Na Justiça Federal, a primeira juíza federal foi a Dra Maria Rita Soares de Andrade, nomeada em 1967, quando essa justiça foi recriada, após a sua extinção no Estado Novo. A participação feminina foi se ampliando lentamente nos anos seguintes. Atualmente o percentual de juízas no segundo grau de jurisdição é de cerca de 24% e no primeiro grau de 33%.

Recentes pesquisas realizadas por diversas entidades, entre elas a Associação dos Magistrados Brasileiros, em 2005, visando traçar o perfil de seus componentes, com base em aspectos demográficos e sociológicos ( como gênero, região geográfica de origem, nível de escolaridade dos pais, posicionamento em relação aos problemas sociais e políticos ) têm trazido resultados surpreendentes, sinalizando os novos rumos que norteiam os juízes, especialmente os mais jovens. Uma das características que foi ressaltada é o aumento significativo do número de juízas federais e estaduais, que alcança, em média, o patamar de quase 40% do total dos magistrados brasileiros. Saliente-se que esses números se alteram freqüentemente, com a realização de concursos e a mudança na composição dos Tribunais,

No topo da pirâmide da carreira, entretanto, ainda é marcante a  maciça presença masculina. No Superior Tribunal de Justiça, somente em junho de 1999 ingressou a primeira ministra, Eliana Calmon, oriunda do Tribunal Regional Federal da 1a Região. No Supremo Tribunal Federal, a primeira ministra, Ellen Gracie Northfleet, tomou posse em 14 de dezembro de 2000. Ambas foram nomeadas pelo então Presidente Fernando Henrique Cardoso. Pioneiras, elas abriram caminho para que, posteriormente, outras viessem a integrar os Tribunais Superiores.

O Tribunal Penal Internacional, instalado há três anos, criado pelo Estatuto de Roma,( Rome Statute of International Criminal Court), aprovado em 17/07/1998, com natureza de tratado internacional, prevê, no artigo 8 letra “a” inciso III, “a representação justa de juízes do sexo feminino e do sexo masculino”, evidenciando que essa preocupação já atinge nível mundial.

Os avanços e as conquistas são enormes, mas ainda se enfrenta o preconceito, onde os homens  retomam a idéia de luta entre os sexos, quando querem desqualificar posições.
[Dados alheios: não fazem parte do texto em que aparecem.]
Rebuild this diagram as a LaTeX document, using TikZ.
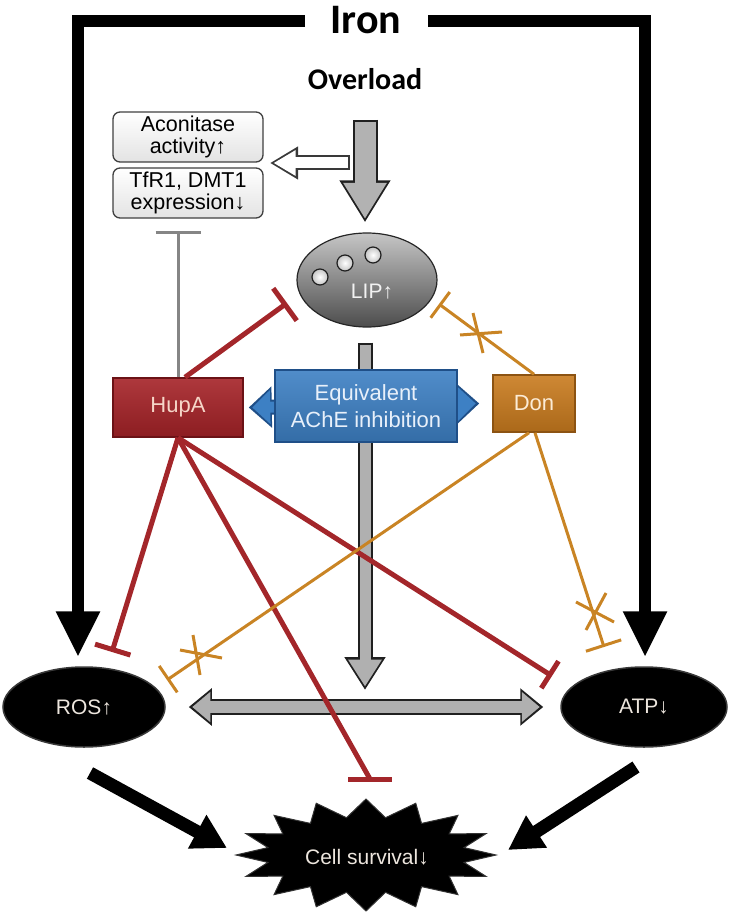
\documentclass[tikz,border=0pt]{standalone}
\usepackage{fontspec}
\setmainfont{Liberation Sans}
\newfontfamily\calfont{Carlito}
\usetikzlibrary{arrows.meta,shapes.geometric,calc,backgrounds}
\definecolor{hupared}{HTML}{A52227}
\definecolor{hupadark}{HTML}{6B1216}
\definecolor{redline}{HTML}{A3262A}
\definecolor{donor}{HTML}{C97B1E}
\definecolor{dondark}{HTML}{8C5312}
\definecolor{orline}{HTML}{C98424}
\definecolor{achebl}{HTML}{3D80C4}
\definecolor{achedark}{HTML}{1F4F88}
\definecolor{lighttxt}{HTML}{EDE6DE}
\begin{document}
\begin{tikzpicture}[x=1pt,y=-1pt,
  txtbox/.style={rounded corners=7pt, draw=black!75, line width=1.3pt, top color=white, bottom color=gray!22,
    minimum width=150pt, minimum height=50pt, inner sep=0pt, align=center, font=\fontsize{21.5}{22}\selectfont},
  colbox/.style={inner sep=0pt, line width=1.5pt, font=\fontsize{22}{27}\selectfont, align=center},
  blackell/.style={ellipse, fill=black, draw=gray!45!black, line width=1.5pt, inner sep=0pt,
    text=lighttxt, font=\fontsize{21}{21}\selectfont},
  ironarrow/.style={line width=12pt, line join=miter, draw=black, -{Triangle[width=41pt,length=46pt]}},
  blackarrow/.style={line width=13pt, draw=black, -{Triangle[width=36pt,length=34pt]}},
  redinh/.style={draw=redline, line width=5pt},
  orinh/.style={draw=orline, line width=3pt},
  crossmark/.style={draw=orline, line width=3pt},
  greyinh/.style={draw=black!48, line width=3pt, -{Bar[width=45pt]}}
  ]
\useasboundingbox (0,0) rectangle (729,912);

% ---------- nodes ----------
\node[font=\calfont\bfseries\fontsize{42}{42}\selectfont] (iron) at (366,20) {Iron};
\node[font=\calfont\bfseries\fontsize{30}{30}\selectfont] (over) at (365,79) {Overload};
\node[txtbox] (acon) at (188,137) {Aconitase\\activity↑};
\node[txtbox] (tfr) at (188,193) {TfR1, DMT1\\expression↓};
\node[ellipse, minimum width=140pt, minimum height=94pt, inner sep=0pt, draw=gray!30!black, line width=1.2pt,
  top color=gray!45, bottom color=gray!60!black] (lip) at (367,280) {};
\node[text=gray!10, font=\fontsize{21}{21}\selectfont] (liptxt) at (372,292) {LIP↑};
\foreach \cx/\cy in {320/277,345/263,373/255}
  \draw[gray!25!black, line width=1.2pt, inner color=white, outer color=gray!45] (\cx,\cy) circle[radius=8pt];

\node[colbox, minimum width=130pt, minimum height=59pt, top color=hupared!90!white, bottom color=hupared!85!black,
  draw=hupadark, text={rgb,255:red,246;green,214;blue,200}] (hupa) at (178,407.5) {HupA};
\node[colbox, minimum width=182pt, minimum height=72pt, top color=achebl!90!white, bottom color=achebl!85!black,
  draw=achedark, text={rgb,255:red,232;green,240;blue,250}] (ache) at (366,406) {Equivalent\\AChE inhibition};
\node[colbox, minimum width=82pt, minimum height=57pt, top color=donor!90!white, bottom color=donor!85!black,
  draw=dondark, text={rgb,255:red,252;green,236;blue,214}] (don) at (534,403.5) {Don};

\node[blackell, minimum width=162pt, minimum height=80pt] (ros) at (84,707) {ROS↑};
\node[blackell, minimum width=166pt, minimum height=80pt] (atp) at (644,707) {ATP↓};
\node[text=lighttxt, font=\fontsize{21}{21}\selectfont] (cs) at (367,857) {Cell survival↓};

% ---------- named end points ----------
\coordinate (ironL) at (305,21);
\coordinate (ironR) at (428,21);
\coordinate (ovA) at (365,120);
\coordinate (waS) at (350,163);
\coordinate (waT) at (270,163);
\coordinate (ctip) at (365,690);
\coordinate (tLip) at (287,303);
\coordinate (oLip) at (439,304);
\coordinate (tRos) at (112,652);
\coordinate (oRos) at (167,680);
\coordinate (tCell) at (370,779);
\coordinate (tAtp) at (552,676);
\coordinate (oAtp) at (604,647);
\coordinate (rosO) at (90,773);
\coordinate (csL) at (227,848);
\coordinate (atpO) at (636,767);
\coordinate (csR) at (508,850);

% ---------- background ----------
\begin{scope}[on background layer]
  % star
  \fill[black] plot[samples at={0,...,31}] ({366+(100+30*(1-mod(\x,2)))*cos(\x*360/32)}, {855+(38+18*(1-mod(\x,2)))*sin(\x*360/32)}) -- cycle;
  \draw[gray!40!black, line width=1pt] plot[samples at={0,...,31}] ({366+(100+30*(1-mod(\x,2)))*cos(\x*360/32)}, {855+(38+18*(1-mod(\x,2)))*sin(\x*360/32)}) -- cycle;
  % central grey arrow
  \draw[line width=15pt, draw=gray!25!black, -{Triangle[width=39pt,length=33pt]}] ($(lip.south)+(-2,15)$) -- (ctip);
  \draw[line width=11pt, draw=gray!62, -{Triangle[width=32pt,length=27pt]}, shorten >=3.5pt, shorten <=2pt] ($(lip.south)+(-2,15)$) -- (ctip);
  % ROS <-> ATP
  \draw[line width=16pt, draw=gray!25!black, {Triangle[width=36pt,length=23pt]}-{Triangle[width=36pt,length=23pt]}]
    ($(ros.east)+(23,0)$) -- ($(atp.west)+(-17,0)$);
  \draw[line width=12pt, draw=gray!62, {Triangle[width=29pt,length=18pt]}-{Triangle[width=29pt,length=18pt]}, shorten >=3.5pt, shorten <=3.5pt]
    ($(ros.east)+(23,0)$) -- ($(atp.west)+(-17,0)$);
  % blue double arrow
  \draw[line width=15pt, draw=achedark, {Triangle[width=40pt,length=23pt]}-{Triangle[width=40pt,length=23pt]}]
    ($(hupa.east)+(5,0)$) -- ($(don.west)+(-13,0)$);
  \draw[line width=11pt, draw=achebl, {Triangle[width=33pt,length=18pt]}-{Triangle[width=33pt,length=18pt]}, shorten >=3.5pt, shorten <=3.5pt]
    ($(hupa.east)+(5,0)$) -- ($(don.west)+(-13,0)$);
\end{scope}

% ---------- Iron arrows ----------
\draw[ironarrow] (ironL) -| ($(ros.north)+(-6,-9)$);
\draw[ironarrow] (ironR) -| ($(atp.north)+(1,-9)$);

% ---------- overload arrow ----------
\draw[line width=25pt, draw=gray!25!black, -{Triangle[width=48pt,length=42pt]}] (ovA) -- ($(lip.north)+(-2,-10)$);
\draw[line width=21pt, draw=gray!60, -{Triangle[width=41pt,length=36pt]}, shorten >=3.5pt, shorten <=2pt] (ovA) -- ($(lip.north)+(-2,-10)$);

% ---------- white hollow arrow ----------
\draw[line width=15pt, draw=gray!45!black, -{Triangle[width=31pt,length=28pt]}] (waS) -- (waT);
\draw[line width=11pt, draw=white, -{Triangle[width=24pt,length=22pt]}, shorten >=3.5pt, shorten <=2pt] (waS) -- (waT);

% ---------- grey inhibition ----------
\draw[greyinh] (hupa.north) -- ($(tfr.south)+(-10,12)$);

% ---------- red inhibitions ----------
\draw[redinh, -{Bar[width=40pt]}] ($(hupa.north)+(7,0)$) -- (tLip);
\draw[redinh, -{Bar[width=37pt]}] (hupa.south) -- (tRos);
\draw[redinh] (hupa.south) -- (tCell);
\draw[redinh] ($(tCell)+(-22,0)$) -- ($(tCell)+(22,0)$);
\draw[redinh, -{Bar[width=32pt]}] (hupa.south) -- (tAtp);

% ---------- orange inhibitions ----------
\draw[orinh, -{Bar[width=32pt]}] (don.north) -- (oLip);
\draw[orinh, -{Bar[width=32pt]}] ($(don.south)+(-5,0)$) -- (oRos);
\draw[orinh, -{Bar[width=37pt]}] ($(don.south)+(1,0)$) -- (oAtp);
\draw[crossmark] (460,335) -- (502,332) (473,313) -- (483,353);
\draw[crossmark] (180,650) -- (222,658) (193,635) -- (200,675);
\draw[crossmark] (576,602) -- (614,622) (586,630) -- (606,593);

% ---------- to cell survival ----------
\draw[blackarrow] (rosO) -- (csL);
\draw[blackarrow] (atpO) -- (csR);
\end{tikzpicture}
\end{document}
Por vezes, ao contrário, utilizam argumentos que pretendem ser elogiosos, na tentativa de enaltecer a mulher profissional competente, sem perceber que, na verdade, o que as palavras evocam é exatamente aquele preconceito.

As mulheres devem refletir para não destruir árduas conquistas de nossas antepassadas. A luta pelas liberdades individuais não pode se pautar por versões estereotipadas, valorizando-se a liberdade de cada uma escolher o seu futuro, como profissional, mãe ou, até mesmo, dona de casa, bem como os caminhos que irá trilhar, sem culpas nem arrependimentos.

O preconceito ainda existe, mesmo que inconscientemente, mas bem menor do que antes, graças às lutas das diversas gerações.

Neste início do Século XXI a eleição de uma mulher, para ocupar a cúpula do Poder Judiciário, não deveria ser vista como uma excepcionalidade.